Charts and diagrams as code

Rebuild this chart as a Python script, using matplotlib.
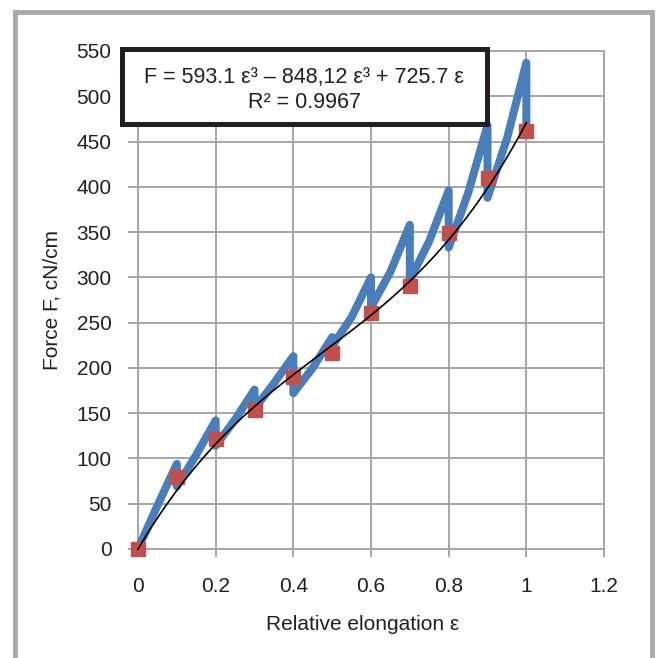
import numpy as np
import matplotlib
matplotlib.use('Agg')
import matplotlib.pyplot as plt
from matplotlib.patches import Rectangle
from matplotlib.lines import Line2D

plt.rcParams['font.family'] = ['Liberation Sans', 'DejaVu Sans']

# measured loading curve (sawtooth with relaxation drops)
blue_eps = [0, 0.05, 0.1, 0.1, 0.15, 0.2, 0.2, 0.25, 0.3, 0.3, 0.35, 0.4,
            0.4, 0.45, 0.5, 0.5, 0.55, 0.6, 0.6, 0.65, 0.7, 0.7, 0.75, 0.8,
            0.8, 0.85, 0.9, 0.9, 0.95, 1.0, 1.0]
blue_F = [0, 48, 94, 69, 104, 142, 114, 143, 176, 155, 183, 213,
          172, 200, 234, 224, 256, 300, 267, 306, 358, 297, 340, 396,
          333, 393, 468, 388, 453, 537, 466]

# relaxed points
sq_eps = [0, 0.1, 0.2, 0.3, 0.4, 0.5, 0.6, 0.7, 0.8, 0.9, 1.0]
sq_F = [0, 80, 121, 153, 190, 217, 261, 290, 349, 410, 462]

# trendline coefficients (eps^3, eps^2, eps, const)
fit_coef = [593.1, -848.12, 725.7, 0]

eq_text = 'F = 593.1 ε³ – 848,12 ε³ + 725.7 ε'
r2_text = 'R² = 0.9967'

grid_c = '#a6a6a6'
txt_c = '#231f20'

W, H = 656, 658
fig = plt.figure(figsize=(W / 100, H / 100), dpi=100, facecolor='white')
ax = fig.add_axes([138 / W, 109 / H, 466 / W, 498 / H])

x_fit = np.linspace(0, 1, 200)
ax.plot(blue_eps, blue_F, color='#4a7ebb', lw=5.8, solid_capstyle='round',
        solid_joinstyle='round', zorder=3, clip_on=False)
ax.plot(sq_eps, sq_F, 's', color='#c0504d', ms=10.5, mec='#c0504d', zorder=4,
        clip_on=False)
ax.plot(x_fit, np.polyval(fit_coef, x_fit), color='black', lw=1.2, zorder=5,
        clip_on=False)

ax.set_xlim(0, 1.2)
ax.set_ylim(0, 550)
ax.set_xticks(np.arange(0, 1.21, 0.2))
ax.set_xticklabels(['0', '0.2', '0.4', '0.6', '0.8', '1', '1.2'])
ax.set_yticks(np.arange(0, 551, 50))
ax.grid(True, color=grid_c, lw=1.4)
ax.set_axisbelow(True)
for s in ax.spines.values():
    s.set_color(grid_c)
    s.set_linewidth(1.4)
ax.tick_params(axis='x', direction='out', length=6, width=1.4, color=grid_c,
               pad=14, labelsize=15, labelcolor=txt_c)
ax.tick_params(axis='y', direction='out', length=7, width=1.4, color=grid_c,
               pad=12, labelsize=15, labelcolor=txt_c)

ax.set_xlabel('Relative elongation ε', fontsize=15, color=txt_c, va='center')
ax.xaxis.set_label_coords(0.483, -0.1526)
ax.set_ylabel('Force F, cN/cm', fontsize=15, color=txt_c, va='center')
ax.yaxis.set_label_coords(-0.185, 0.5)

# equation box
fig.patches.append(Rectangle((122 / W, 1 - 124 / H), 365 / W, 75 / H,
                             transform=fig.transFigure, facecolor='white',
                             edgecolor=txt_c, lw=3.6, zorder=6))
fig.text(304 / W, 1 - 77 / H, eq_text, ha='center', va='center', fontsize=15.5,
         color=txt_c, zorder=7)
fig.text(304 / W, 1 - 102 / H, r2_text, ha='center', va='center', fontsize=15.5,
         color=txt_c, zorder=7)

# outer frame
frame_c = '#a7a9ac'
fig.lines.append(Line2D([15 / W, 15 / W, 652 / W, 652 / W],
                        [-0.05, 1 - 12 / H, 1 - 12 / H, -0.05],
                        transform=fig.transFigure, color=frame_c, lw=3.5,
                        solid_joinstyle='miter'))

fig.savefig('out.png', dpi=100, facecolor='white')
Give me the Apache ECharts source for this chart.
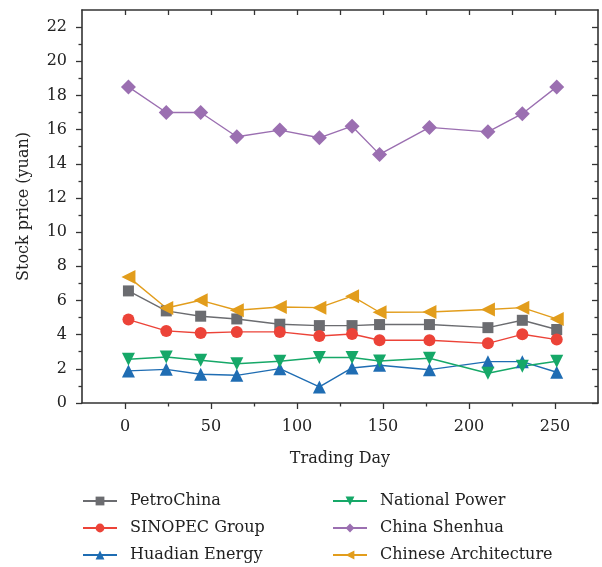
<!DOCTYPE html>
<html>
<head>
<meta charset="utf-8">
<script src="https://cdn.jsdelivr.net/npm/echarts@6/dist/echarts.min.js"></script>
<style>
  html, body { margin: 0; padding: 0; background: #fff; }
  #main { width: 602px; height: 567px; }
</style>
</head>
<body>
<div id="main"></div>
<script>
var myChart = echarts.init(document.getElementById('main'));

// trading days sampled
var days = [2, 24, 44, 65, 90, 113, 132, 148, 177, 211, 231, 251];

var petroChina   = [6.56, 5.39, 5.08, 4.92, 4.61, 4.53, 4.53, 4.59, 4.59, 4.41, 4.84, 4.30];
var sinopec      = [4.88, 4.22, 4.10, 4.16, 4.16, 3.92, 4.04, 3.67, 3.67, 3.49, 4.02, 3.71];
var huadian      = [1.88, 1.97, 1.68, 1.62, 2.01, 0.94, 2.05, 2.21, 1.95, 2.42, 2.42, 1.80];
var nationalPower = [2.56, 2.69, 2.50, 2.30, 2.44, 2.66, 2.66, 2.46, 2.62, 1.74, 2.15, 2.44];
var shenhua      = [18.5, 17.0, 17.0, 15.58, 15.97, 15.52, 16.2, 14.55, 16.13, 15.87, 16.93, 18.5];
var architecture = [7.38, 5.56, 6.01, 5.43, 5.62, 5.58, 6.25, 5.31, 5.33, 5.47, 5.58, 4.92];

var xMajor = [0, 50, 100, 150, 200, 250];
var xMinor = [25, 75, 125, 175, 225];
var yMajor = [0, 2, 4, 6, 8, 10, 12, 14, 16, 18, 20, 22];
var yMinor = [1, 3, 5, 7, 9, 11, 13, 15, 17, 19, 21];

var axisColor = '#333';
var font = 'DejaVu Serif';
var fontSize = 16;

function pairs(vals) {
    return days.map(function (d, i) { return [d, vals[i]]; });
}

// builds one axis; extra ones only carry ticks
function makeAxis(kind, pos, ticks, len, inside, showLine, labels) {
    var ax = {
        type: 'value',
        position: pos,
        min: kind === 'x' ? -25 : 0,
        max: kind === 'x' ? 275 : 23,
        splitLine: { show: false },
        axisLine: { show: showLine, onZero: false, lineStyle: { color: axisColor, width: 1.6 } },
        axisTick: { show: true, inside: inside, length: len, customValues: ticks,
                    lineStyle: { color: axisColor, width: 1.3 } },
        axisLabel: { show: !!labels, customValues: ticks, color: '#222',
                     fontFamily: font, fontSize: fontSize, margin: kind === 'x' ? 16 : 15 }
    };
    return ax;
}

var xAxes = [
    makeAxis('x', 'bottom', xMajor, 6, false, true, true),
    makeAxis('x', 'bottom', xMinor, 3.5, false, false, false),
    makeAxis('x', 'top', xMajor, 5, true, true, false),
    makeAxis('x', 'top', xMinor, 5, true, false, false)
];
xAxes[0].name = 'Trading Day';
xAxes[0].nameLocation = 'middle';
xAxes[0].nameGap = 48;
xAxes[0].nameTextStyle = { fontFamily: font, fontSize: fontSize, color: '#222' };

var yAxes = [
    makeAxis('y', 'left', yMajor, 6, false, true, true),
    makeAxis('y', 'left', yMinor, 3.5, false, false, false),
    makeAxis('y', 'right', yMajor, 6, true, true, false),
    makeAxis('y', 'right', yMinor, 3.5, true, false, false)
];
yAxes[0].name = 'Stock price (yuan)';
yAxes[0].nameLocation = 'middle';
yAxes[0].nameGap = 50;
yAxes[0].nameTextStyle = { fontFamily: font, fontSize: fontSize, color: '#222' };

function line(name, vals, color, symbol, size, rotate) {
    return {
        name: name,
        type: 'line',
        data: pairs(vals),
        symbol: symbol,
        symbolSize: size,
        symbolRotate: rotate || 0,
        showSymbol: true,
        itemStyle: { color: color },
        lineStyle: { color: color, width: 1.4 },
        z: 3
    };
}

var legendText = { fontFamily: font, fontSize: fontSize, color: '#222', padding: [0, 0, 0, 8] };

var option = {
    backgroundColor: '#fff',
    animation: false,
    grid: { left: 82, right: 4, top: 10, bottom: 164 },
    xAxis: xAxes,
    yAxis: yAxes,
    legend: [{
        orient: 'vertical',
        left: 82,
        top: 493,
        padding: 0,
        itemWidth: 34,
        itemHeight: 11,
        itemGap: 11,
        textStyle: legendText,
        data: ['PetroChina', 'SINOPEC Group', 'Huadian Energy']
    }, {
        orient: 'vertical',
        left: 332,
        top: 493,
        padding: 0,
        itemWidth: 34,
        itemHeight: 11,
        itemGap: 11,
        textStyle: legendText,
        data: ['National Power', 'China Shenhua', 'Chinese Architecture']
    }],
    series: [
        line('PetroChina', petroChina, '#6b6c70', 'rect', 11),
        line('SINOPEC Group', sinopec, '#ec4338', 'circle', 12),
        line('Huadian Energy', huadian, '#1f6db3', 'triangle', 13),
        line('National Power', nationalPower, '#16a868', 'triangle', 13, 180),
        line('China Shenhua', shenhua, '#9b6fb1', 'diamond', 15),
        line('Chinese Architecture', architecture, '#e29d1c', 'triangle', 14, 90)
    ]
};

myChart.setOption(option);
</script>
</body>
</html>
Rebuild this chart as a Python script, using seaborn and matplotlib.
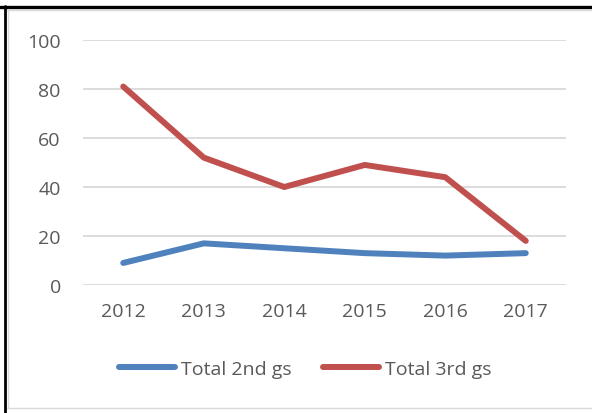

Required task -
Print the entries as they stand, first line through the line holding "ax = fig.add_axes([138", with every picture removed.

Result for this exercise -
Rebuild this chart as a Python script, using matplotlib.
import numpy as np
import matplotlib
matplotlib.use('Agg')
import matplotlib.pyplot as plt
from matplotlib.patches import Rectangle
from matplotlib.lines import Line2D

plt.rcParams['font.family'] = ['Liberation Sans', 'DejaVu Sans']

# measured loading curve (sawtooth with relaxation drops)
blue_eps = [0, 0.05, 0.1, 0.1, 0.15, 0.2, 0.2, 0.25, 0.3, 0.3, 0.35, 0.4,
            0.4, 0.45, 0.5, 0.5, 0.55, 0.6, 0.6, 0.65, 0.7, 0.7, 0.75, 0.8,
            0.8, 0.85, 0.9, 0.9, 0.95, 1.0, 1.0]
blue_F = [0, 48, 94, 69, 104, 142, 114, 143, 176, 155, 183, 213,
          172, 200, 234, 224, 256, 300, 267, 306, 358, 297, 340, 396,
          333, 393, 468, 388, 453, 537, 466]

# relaxed points
sq_eps = [0, 0.1, 0.2, 0.3, 0.4, 0.5, 0.6, 0.7, 0.8, 0.9, 1.0]
sq_F = [0, 80, 121, 153, 190, 217, 261, 290, 349, 410, 462]

# trendline coefficients (eps^3, eps^2, eps, const)
fit_coef = [593.1, -848.12, 725.7, 0]

eq_text = 'F = 593.1 ε³ – 848,12 ε³ + 725.7 ε'
r2_text = 'R² = 0.9967'

grid_c = '#a6a6a6'
txt_c = '#231f20'

W, H = 656, 658
fig = plt.figure(figsize=(W / 100, H / 100), dpi=100, facecolor='white')
ax = fig.add_axes([138 / W, 109 / H, 466 / W, 498 / H])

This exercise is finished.